LG announced on Monday that it will start mass-producing a flexible, curved smartphone screen. Its first devices to use the new 6-inch OLED screens will be available next year.
LG and others also market the screens as unbreakable.
It’s not entirely clear what the practical benefits are of a curved, concave 6-inch screen, beyond the novelty of having a curved screen. Samsung has said that a curved screen would have more viewing space in the same footprint.
There are already curved TVs on the market that use similar technology. They take advantage of the flexible OLED displays and offer a screen that curves in towards the viewer on the left and right sides, supposedly for a more immersive visual experience. The effect won’t work the same way on a small 6-inch screen, though. The TV panels are stuck in their curved position permanently and cannot actually be re-bent, so the flexibility is gone.
However, Samsung Electronics Co Ltd on Wednesday launched the world’s first smartphone with a curved display, a variant of the Galaxy Note which moves the Asian giant a step closer to achieving wearable devices with flexible – even unbreakable – screens.
Several companies have shown prototypes of flexible displays before, but so far there haven’t been any mass-market bendy phones. Samsung announced a similar screen technology last month and plans to release the 5.7-inch Galaxy Note 3, its first device with a curved display, later in October.
Apple has long been rumored to be looking into similar technology for the iPhone. A patent filed in March describes an “electronic device with wrap around display” that would go around most, or all, of the device. Apple, like other companies, sometimes files patents for products that never come to market.
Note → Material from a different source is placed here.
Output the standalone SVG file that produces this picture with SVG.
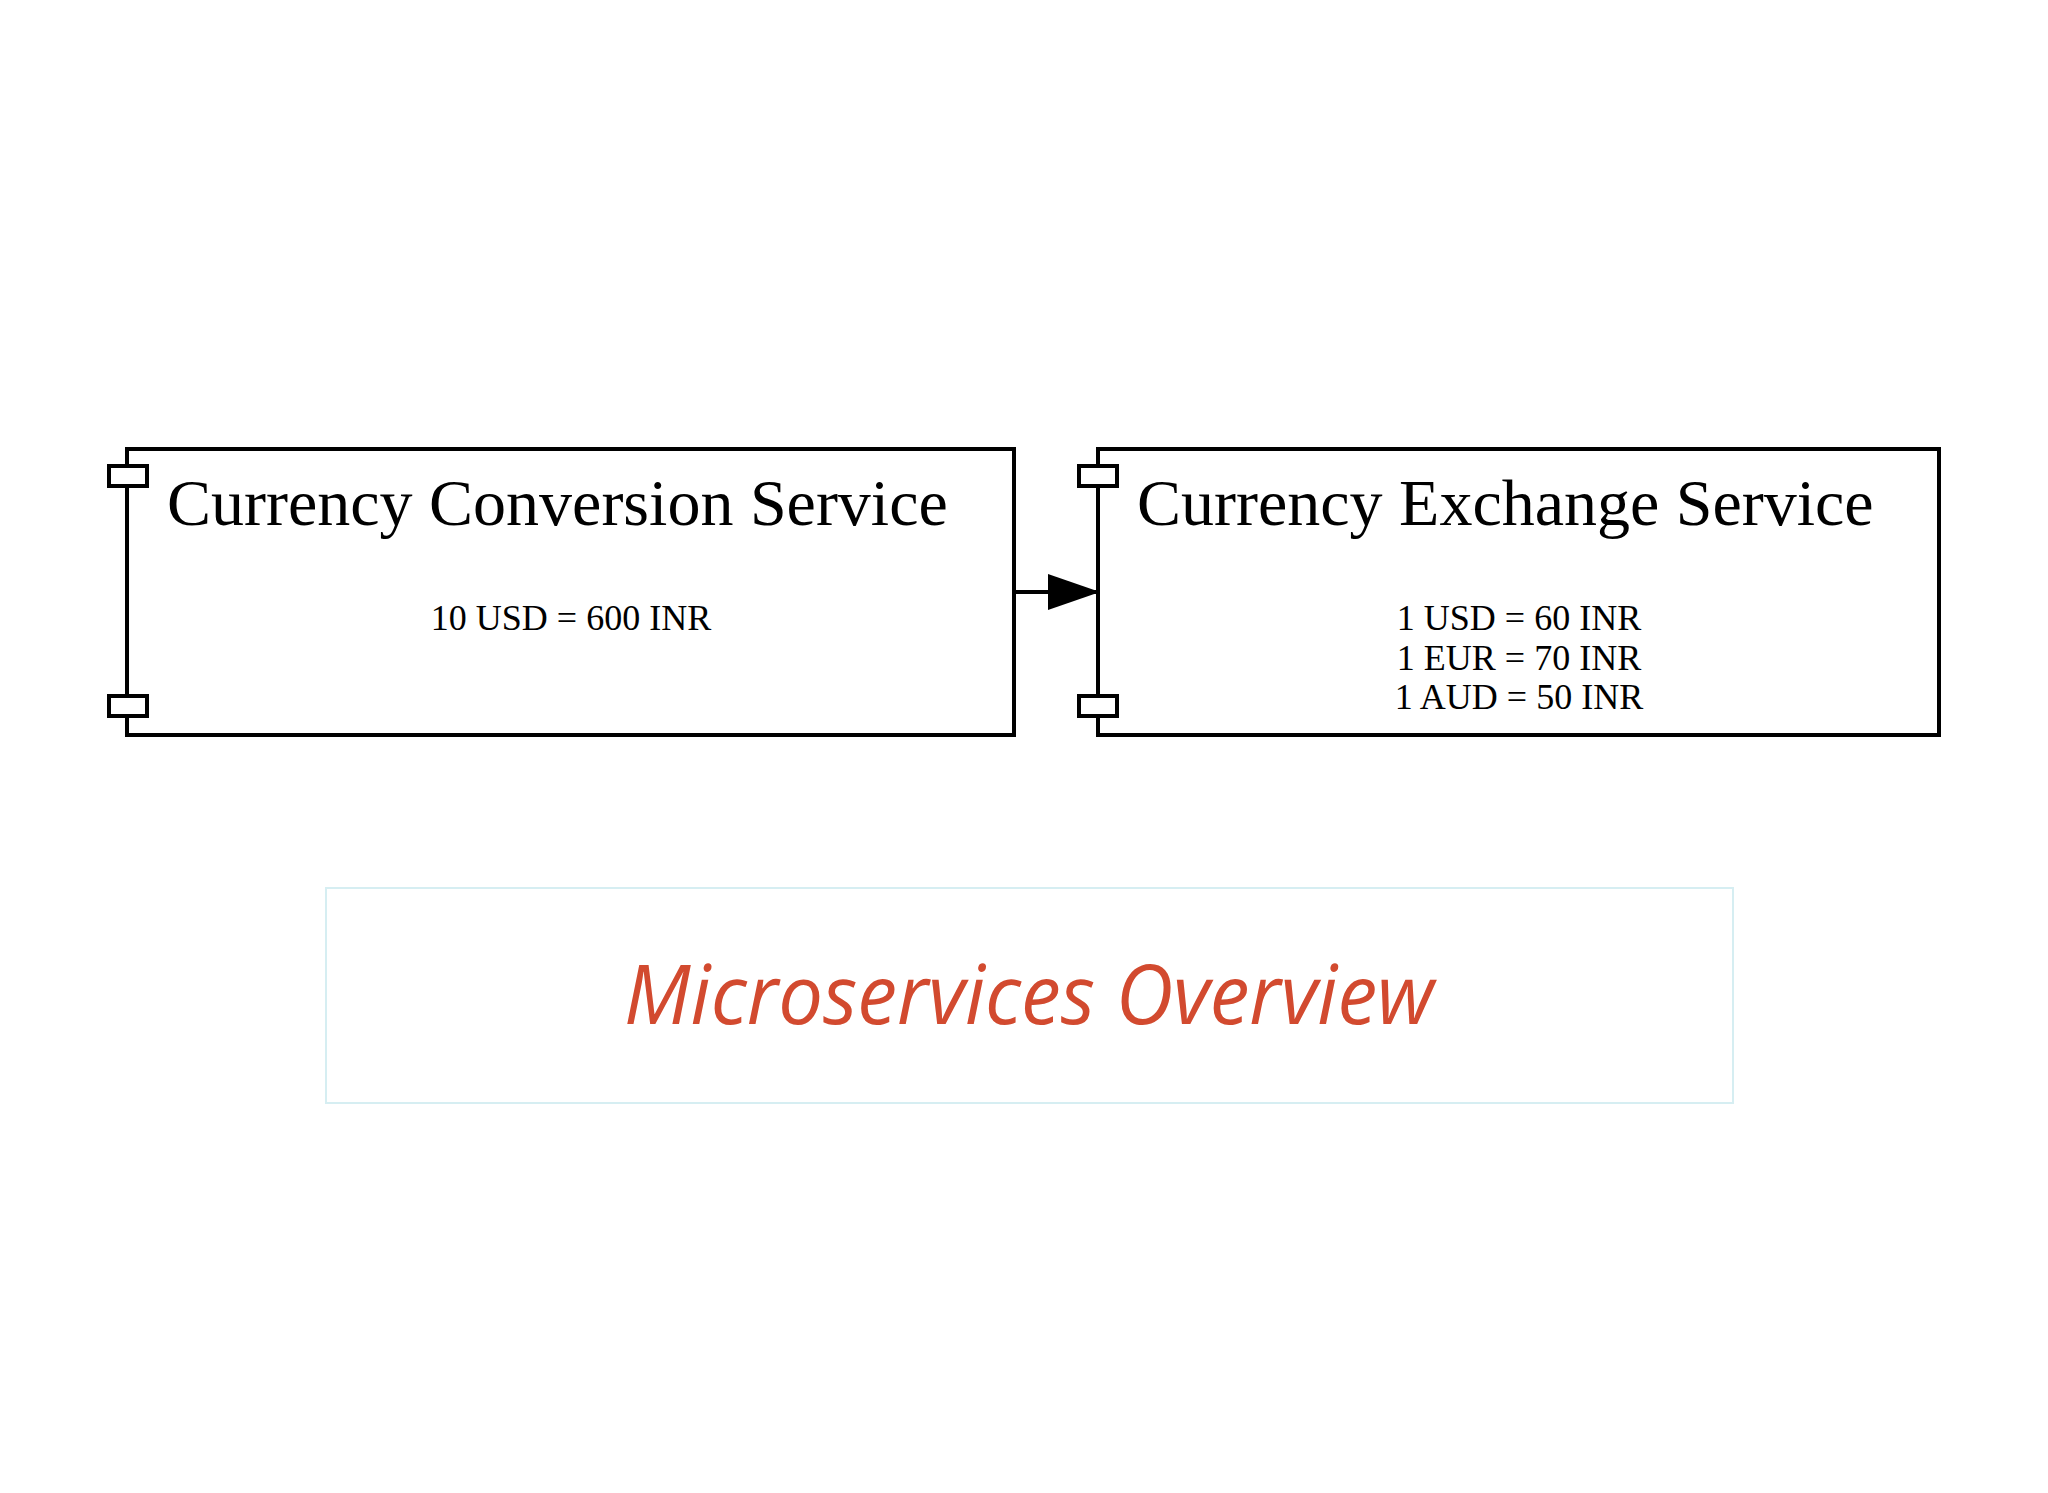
<svg xmlns="http://www.w3.org/2000/svg" width="2048" height="1493" viewBox="0 0 2048 1493">
<style>
.box{fill:#fff;stroke:#000;stroke-width:4}
.port{fill:#fff;stroke:#000;stroke-width:4}
.t{font-family:"Liberation Serif",serif;fill:#000}
</style>
<defs><marker id="ah" markerWidth="52" markerHeight="36" refX="52" refY="18" orient="auto" markerUnits="userSpaceOnUse"><path d="M0,0 L52,18 L0,36 Z" fill="#000"/></marker></defs>
<rect width="2048" height="1493" fill="#fff"/>
<g id="conversion">
<rect class="box" x="127" y="449" width="887" height="286"/>
<rect class="port" x="109" y="466" width="38" height="20"/>
<rect class="port" x="109" y="696" width="38" height="20"/>
<text class="t" x="167" y="525" font-size="66">Currency Conversion Service</text>
<text class="t" x="571" y="630" font-size="36" text-anchor="middle">10 USD = 600 INR</text>
</g>
<g id="exchange">
<rect class="box" x="1098" y="449" width="841" height="286"/>
<rect class="port" x="1079" y="466" width="38" height="20"/>
<rect class="port" x="1079" y="696" width="38" height="20"/>
<text class="t" x="1137" y="525" font-size="66">Currency Exchange Service</text>
<text class="t" x="1519" y="630" font-size="36" text-anchor="middle">1 USD = 60 INR</text>
<text class="t" x="1519" y="670" font-size="36" text-anchor="middle">1 EUR = 70 INR</text>
<text class="t" x="1519" y="709" font-size="36" text-anchor="middle">1 AUD = 50 INR</text>
</g>
<g id="connectors">
<line x1="1014" y1="592" x2="1100" y2="592" stroke="#000" stroke-width="4" marker-end="url(#ah)"/>
</g>
<g id="caption">
<rect x="326" y="888" width="1407" height="215" fill="#fff" stroke="#d6eef2" stroke-width="2"/>
<text x="1029" y="1024" font-family="'Open Sans',sans-serif" font-style="italic" font-size="83" fill="#d24a2f" text-anchor="middle" textLength="810" lengthAdjust="spacingAndGlyphs">Microservices Overview</text>
</g>
</svg>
What’s clear in the minds of many is that the coming wave of flexible and curved displays is just the first step in what could become a dramatic shift in what we expect of our phones.
Since Apple released the keyboard-killing iPhone, the physical design of smartphones has pretty much stagnated.
The touchscreen rectangles have appeared in different sizes, and recently companies like Motorola and Apple have tried to spice things up with different colors and patterns on the back. But the basic look is the same.
Most of the serious competition takes place inside the devices. Manufacturers compete for the best camera, the fastest processor, the widest selection of apps and, of course, low price tags.
When all those specs are close and the devices start to blend together, companies turn to splashier — some might say gimmicky — features to try to make their 5-inch Android smartphones stand out from the other guy’s 5-inch Android smartphones.
The Samsung Galaxy S4 has a motion-controlled scrolling feature to make it easier to read text without tiring your fingers. Apple recently added a fingerprint sensor that makes it faster to unlock your phone. Some companies are trying to change how you interact with your phone, such as Apple and Google, which are pushing voice-activated interfaces like Siri and Google Voice.
And now there are curved displays.
LG says its technology works because the panels are built not on glass, but on plastic substrates. Also called wafers, substrates are thin slices of material that act as semiconductors.
The new LG display will curve in from top to bottom.
So, other than the “gee whiz” factor, what are the advantages of a curved or flexible screen for smartphone owners?
To start, a flexible display is thinner and lighter than a glass display. In a field where companies (Apple chief among them) brag about being a fraction of an inch or a few millimeters thinner than the competition, that’s apparently an issue.